I told my dad honestly the way I feel about the whole 'judged' thing. And his answer was that when I truly get comfortable with my 'lot' and truly know where I fit I wont' be hurt by people's perception. Dude seriously, I know that for YOU feelings don't matter. But for me, in spite of your best effort to teach me otherwise, they absolutely do matter. I know my lot. I've accepted it and I know where I fit. I JUST DON'T LIKE IT. And it leaves me feeling hurt and abandoned more often than not. And for right now that's just the honest truth. In time, when I'm feeling more like the Lord has proven that I haven't lost my whole mind, I'll probably feel better about it all, but right now, in this season: it hurts. And that hurt comes from my family. And so I dont' do well with too much too often.

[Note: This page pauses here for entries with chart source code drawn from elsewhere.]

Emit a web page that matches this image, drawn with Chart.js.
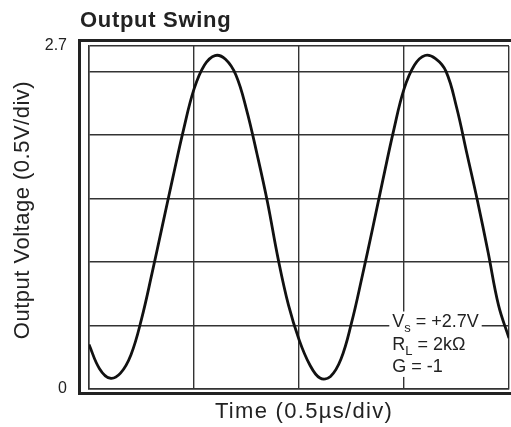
<!DOCTYPE html>
<html>
<head>
<meta charset="utf-8">
<script src="https://cdn.jsdelivr.net/npm/chart.js@4/dist/chart.umd.min.js"></script>
<style>
  html, body { margin: 0; padding: 0; background: #fff; }
  #wrap { position: relative; width: 511px; height: 427px; }
</style>
</head>
<body>
<div id="wrap"><canvas id="c" width="511" height="427"></canvas></div>
<script>
// ---- data ----
const chartTitle = "Output Swing";
const xAxisTitle = "Time (0.5\u00B5s/div)";
const yAxisTitle = "Output Voltage (0.5V/div)";
const timeUs = [0, 0.05, 0.1, 0.15, 0.2, 0.25, 0.3, 0.35, 0.4, 0.45, 0.5, 0.55, 0.6, 0.65, 0.7, 0.75, 0.8, 0.85, 0.9, 0.95,
                1.0, 1.05, 1.1, 1.15, 1.2, 1.25, 1.3, 1.35, 1.4, 1.45, 1.5, 1.55, 1.6, 1.65, 1.7, 1.75, 1.8, 1.85, 1.9, 1.95, 2.0];
const voltage = [0.35, 0.16, 0.085, 0.125, 0.27, 0.55, 0.91, 1.29, 1.67, 2.04, 2.36, 2.55, 2.625, 2.595, 2.47, 2.2, 1.85, 1.47, 1.03, 0.66,
                 0.39, 0.195, 0.086, 0.099, 0.236, 0.52, 0.88, 1.26, 1.65, 2.03, 2.36, 2.55, 2.625, 2.6, 2.5, 2.22, 1.85, 1.48, 1.08, 0.66, 0.40];
const xGridTicks = [0, 0.5, 1, 1.5, 2];
const yGridTicks = [0, 0.5, 1, 1.5, 2, 2.5, 2.7];
const yLabelledTicks = [0, 2.7];
const annotationLines = [
  ["V", "s", " = +2.7V"],
  ["R", "L", " = 2k\u03A9"],
  ["G = -1", "", ""]
];

const FONT = "'Liberation Sans', Arial, Helvetica, sans-serif";
const INK = "#222";

const points = timeUs.map((t, i) => ({ x: t, y: voltage[i] }));

const decorPlugin = {
  id: 'decor',
  beforeDatasetsDraw(chart) {
    const ctx = chart.ctx;
    const xs = chart.scales.x, ys = chart.scales.y;
    const left = xs.getPixelForValue(1.43);
    const right = xs.getPixelForValue(1.87);
    const top = ys.getPixelForValue(0.61);
    const bottom = ys.getPixelForValue(0.095);
    ctx.save();
    ctx.fillStyle = '#fff';
    ctx.fillRect(left, top, right - left, bottom - top);
    ctx.fillStyle = INK;
    ctx.textBaseline = 'alphabetic';
    ctx.textAlign = 'left';
    const x0 = left + 3;
    let base = ys.getPixelForValue(0.49);
    annotationLines.forEach(line => {
      let x = x0;
      ctx.font = "18px " + FONT;
      ctx.fillText(line[0], x, base);
      x += ctx.measureText(line[0]).width;
      if (line[1]) {
        ctx.font = "13px " + FONT;
        ctx.fillText(line[1], x, base + 5);
        x += ctx.measureText(line[1]).width;
      }
      if (line[2]) {
        ctx.font = "18px " + FONT;
        ctx.fillText(line[2], x, base);
      }
      base += 22.8;
    });
    ctx.restore();
  },
  afterDraw(chart) {
    const ctx = chart.ctx;
    const a = chart.chartArea;
    ctx.save();
    ctx.strokeStyle = INK;
    ctx.lineWidth = 3;
    ctx.beginPath();
    ctx.moveTo(chart.width + 2, a.top - 5.5);
    ctx.lineTo(a.left - 9.5, a.top - 5.5);
    ctx.lineTo(a.left - 9.5, a.bottom + 4.5);
    ctx.lineTo(chart.width + 2, a.bottom + 4.5);
    ctx.stroke();
    // title
    ctx.fillStyle = INK;
    ctx.font = "bold 22px " + FONT;
    ctx.letterSpacing = "0.7px";
    ctx.textAlign = 'left';
    ctx.textBaseline = 'alphabetic';
    ctx.fillText(chartTitle, 80, 27);
    // x axis title
    ctx.font = "22px " + FONT;
    ctx.letterSpacing = "1.3px";
    ctx.textAlign = 'center';
    ctx.textBaseline = 'middle';
    ctx.fillText(xAxisTitle, 304, 412);
    // y axis title
    ctx.letterSpacing = "0.5px";
    ctx.translate(23, 210);
    ctx.rotate(-Math.PI / 2);
    ctx.fillText(yAxisTitle, 0, 0);
    ctx.restore();
  }
};

new Chart(document.getElementById('c'), {
  type: 'line',
  data: {
    datasets: [{
      data: points,
      borderColor: '#111',
      borderWidth: 2.8,
      pointRadius: 0,
      tension: 0.4,
      fill: false
    }]
  },
  options: {
    responsive: false,
    animation: false,
    devicePixelRatio: 1,
    layout: { padding: { left: 0, top: 46, right: 2, bottom: 0 } },
    plugins: { legend: { display: false }, tooltip: { enabled: false }, title: { display: false } },
    scales: {
      x: {
        type: 'linear',
        min: 0, max: 2,
        afterBuildTicks: s => { s.ticks = xGridTicks.map(v => ({ value: v })); },
        afterFit: s => { s.height = 38; },
        ticks: { display: false },
        grid: { color: '#333', lineWidth: 1.4, drawTicks: false },
        border: { display: true, color: '#333', width: 1.5 }
      },
      y: {
        type: 'linear',
        min: 0, max: 2.7,
        afterBuildTicks: s => { s.ticks = yGridTicks.map(v => ({ value: v })); },
        afterFit: s => { s.width = 89; },
        ticks: {
          padding: 22,
          color: INK,
          font: { family: FONT, size: 16 },
          callback: v => yLabelledTicks.includes(v) ? String(v) : ''
        },
        grid: { color: '#333', lineWidth: 1.4, drawTicks: false },
        border: { display: true, color: '#333', width: 1.5 }
      }
    }
  },
  plugins: [decorPlugin]
});
</script>
</body>
</html>
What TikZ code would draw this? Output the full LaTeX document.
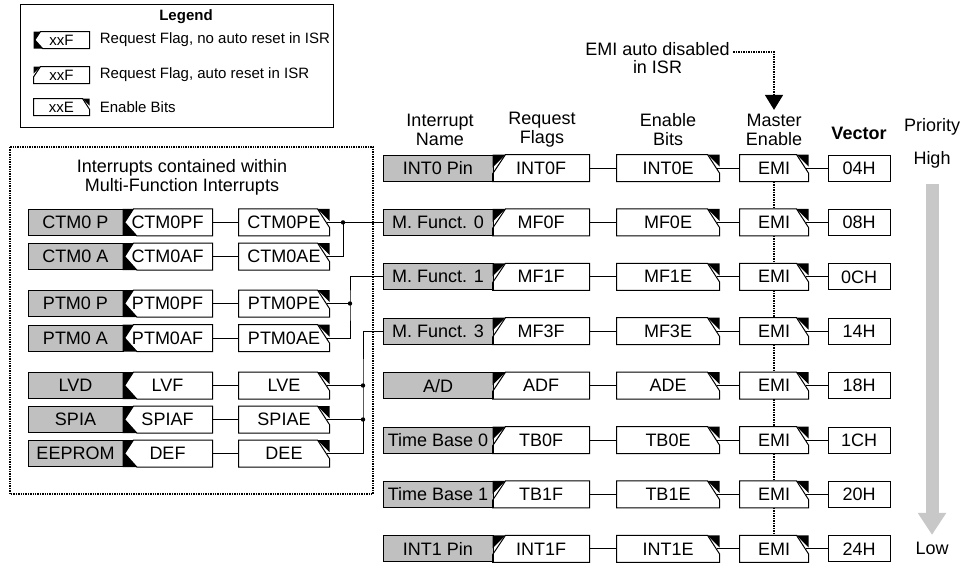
\documentclass[tikz,border=0pt]{standalone}
\usepackage{fontspec}
\setmainfont{Liberation Sans}
\usetikzlibrary{arrows.meta}
\definecolor{namegray}{HTML}{C0C0C0}
\definecolor{priogray}{HTML}{C8C8C8}

\begin{document}
\begin{tikzpicture}[x=1pt,y=-1pt,font=\fontsize{18}{19}\selectfont,line width=1pt,
  namebox/.style={draw,fill=namegray,minimum height=26pt,inner sep=0pt},
  bitbox/.style={minimum height=26pt,inner sep=0pt},
  vecbox/.style={draw,minimum width=62pt,minimum height=26pt,inner sep=0pt},
  hdr/.style={align=center},
  legfont/.style={font=\fontsize{15}{16}\selectfont},
  groupline/.style={line width=1.4pt,dash pattern=on 1.4pt off 1pt},
  emiline/.style={line width=1.5pt,dash pattern=on 1.5pt off 1pt},
  prio/.style={draw=priogray,line width=13pt,-{Triangle[length=22pt,width=27pt]}}]
\path[use as bounding box] (0,0) rectangle (963,562);

% Legend
\draw (20,4) rectangle (333,127);
\node[font=\fontsize{15}{16}\selectfont\bfseries] (leg) at (186,17) {Legend};
\foreach \k/\y/\s/\txt in {1/40/xxF/{Request Flag, no auto reset in ISR},
                          2/75/xxF/{Request Flag, auto reset in ISR},
                          3/107/xxE/Enable Bits}{
  \node[bitbox,legfont,minimum width=55pt,minimum height=16pt] (lg\k) at (61.5,\y) {\s};
  \node[legfont,anchor=west] (lgt\k) at (96,\y) {\txt};
}

% Interrupts hidden behind the multi-function vectors
\draw[groupline] (10,147) rectangle (373,494);
\node[hdr] (mftitle) at (182,177.5) {Interrupts contained within\\Multi-Function Interrupts};
\foreach \i/\y/\nm/\fl/\en in {1/222.4/CTM0 P/CTM0PF/CTM0PE,2/256.5/CTM0 A/CTM0AF/CTM0AE,
    3/303.5/PTM0 P/PTM0PF/PTM0PE,4/338/PTM0 A/PTM0AF/PTM0AE,
    5/385.5/LVD/LVF/LVE,6/419.5/SPIA/SPIAF/SPIAE,7/453.5/EEPROM/DEF/DEE}{
  \node[namebox,minimum width=95pt] (ln\i) at (75.5,\y) {\nm};
  \node[bitbox,minimum width=89pt] (lf\i) at (167.5,\y) {\fl};
  \node[bitbox,minimum width=90pt] (le\i) at (284,\y) {\en};
  \draw (lf\i.east) -- (le\i.west);
}

% Column headings
\node[hdr] (hdrn) at (440,129.5) {Interrupt\\Name};
\node[hdr] (hdrf) at (542,129.5) {Request\\Flags};
\node[hdr] (hdre) at (668,129.5) {Enable\\Bits};
\node[hdr] (hdrm) at (774,129.5) {Master\\Enable};
\node[font=\fontsize{18}{19}\selectfont\bfseries] (hdrv) at (859,133) {Vector};
\node (prio) at (932,127) {Priority};
\node (phigh) at (932,160) {High};
\node (plow) at (932,548) {Low};

% Vector table, one row per interrupt
\foreach \i/\nm/\fl/\en/\vc in {1/INT0 Pin/INT0F/INT0E/04H,2/M. Funct. 0/MF0F/MF0E/08H,
    3/M. Funct. 1/MF1F/MF1E/0CH,4/M. Funct. 3/MF3F/MF3E/14H,5/{A/D}/ADF/ADE/18H,
    6/Time Base 0/TB0F/TB0E/1CH,7/Time Base 1/TB1F/TB1E/20H,8/INT1 Pin/INT1F/INT1E/24H}{
  \pgfmathsetmacro{\yy}{168+54.4*(\i-1)}
  \node[namebox,minimum width=110pt] (n\i) at (438,\yy) {\nm};
  \node[bitbox,minimum width=96pt] (f\i) at (541,\yy) {\fl};
  \node[bitbox,minimum width=102pt] (e\i) at (668,\yy) {\en};
  \node[bitbox,minimum width=68pt] (m\i) at (774,\yy) {EMI};
  \node[vecbox] (v\i) at (859,\yy) {\vc};
  \draw (f\i.east) -- (e\i.west);
  \draw ([xshift=-3pt]e\i.east) -- (m\i.west);
  \draw ([xshift=-3pt]m\i.east) -- (v\i.west);
}

% Flags with no auto reset: dark notches round a left-pointing tip
\foreach \b/\c in {lg1/7,lf1/11,lf2/11,lf3/11,lf4/11,lf5/11,lf6/11,lf7/11}{
  \fill (\b.north west) -- ([xshift=\c pt]\b.north west) -- ([xshift={.2*\c pt}]\b.west)
    -- ([xshift={1.3*\c pt}]\b.south west) -- (\b.south west) -- cycle;
  \draw ([xshift=\c pt]\b.north west) -- (\b.north east) -- (\b.south east)
    -- ([xshift={1.3*\c pt}]\b.south west) -- ([xshift={.2*\c pt}]\b.west) -- cycle;
}
% Flags reset in the ISR: one dark corner, top left
\foreach \b/\c in {lg2/7,f1/13,f2/13,f3/13,f4/13,f5/13,f6/13,f7/13,f8/13}{
  \fill (\b.north west) -- ([xshift=\c pt]\b.north west) -- ([yshift=-\c pt]\b.north west) -- cycle;
  \draw ([xshift=\c pt]\b.north west) -- (\b.north east) -- (\b.south east) -- (\b.south west)
    -- ([yshift={-1.5*\c pt}]\b.north west) -- cycle;
}
% Enable bits: dark corner, top right
\foreach \b/\c in {lg3/7,le1/12,le2/12,le3/12,le4/12,le5/12,le6/12,le7/12,
    e1/12,e2/12,e3/12,e4/12,e5/12,e6/12,e7/12,e8/12,
    m1/12,m2/12,m3/12,m4/12,m5/12,m6/12,m7/12,m8/12}{
  \fill ([xshift=-\c pt]\b.north east) -- (\b.north east) -- ([yshift=-\c pt]\b.north east) -- cycle;
  \draw ([xshift=-\c pt]\b.north east) -- (\b.north west) -- (\b.south west) -- (\b.south east)
    -- ([yshift={-1.55*\c pt}]\b.north east) -- cycle;
}

% Multi-function sources feed their vector rows
\coordinate (j1) at (343,222.4);
\coordinate (j2) at (350,303.5);
\coordinate (j3) at (363,385.5);
\coordinate (j4) at (363,419.5);
\draw ([xshift=-3pt]le1.east) -- (n2.west);
\draw ([xshift=-3pt]le2.east) -| (j1);
\draw ([xshift=-3pt]le3.east) -- (j2);
\draw ([xshift=-3pt]le4.east) -| (j2) |- (n3.west);
\draw ([xshift=-3pt]le5.east) -- (j3);
\draw ([xshift=-3pt]le6.east) -- (j4);
\draw ([xshift=-3pt]le7.east) -| (j3) |- (n4.west);
\foreach \j in {j1,j2,j3,j4} \fill (\j) circle (2.2pt);

% EMI chain
\node (emitxt) at (657.5,49) {EMI auto disabled};
\node (emiisr) at (657.5,67) {in ISR};
\draw[emiline,-{Triangle[length=15pt,width=18pt]}] ([yshift=-3pt]emitxt.east) -| (hdrm.north);
\foreach \i [remember=\i as \prev (initially 1)] in {2,...,8}
  \draw[emiline] (m\prev.south) -- (m\i.north);

% Priority
\draw[prio] ([yshift=-12pt]phigh.south) -- ([yshift=3pt]plow.north);
\end{tikzpicture}
\end{document}
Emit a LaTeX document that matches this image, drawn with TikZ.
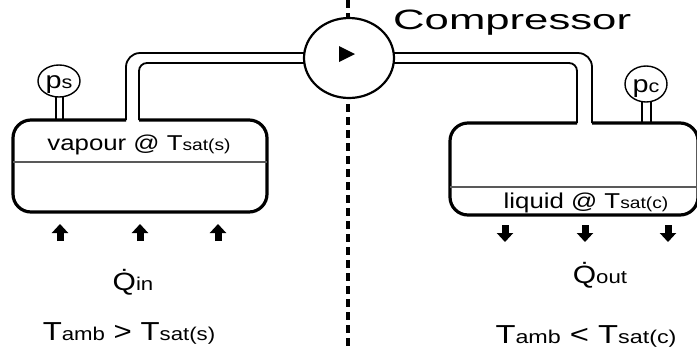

In all this talking, Dr. Suess couldn't manage to listen. He decided he knows me better than I know me. And he continued to worry. And then he was hurt that I was not in a great mood. Dude. I am a GIRL. We are nit-wits by nature. My emotions were all outta wack and I just wasn't right. But it will pass. Because that's just how it is. And really, that's ok too. Because the Lord did not make me to see or respond to things like a man would. He made me female and womanly and all that goes with it. It's ok for me to accept it and to sometimes simply let that part of me have it's way. Nobody will die if I lose it once every six months for approximately 24 hours. Sheesh.

I did not hide out because I'm fat. I hid out because I'm tired of all the dramatics and the tensions that I feel with my family. LAWD HAVE MERCY. Can a girl not just want a break?

DA-RA-MA, people. DRAMA & KA-FLAMA.

*sigh* Oh well. Can't win 'em all, can ya?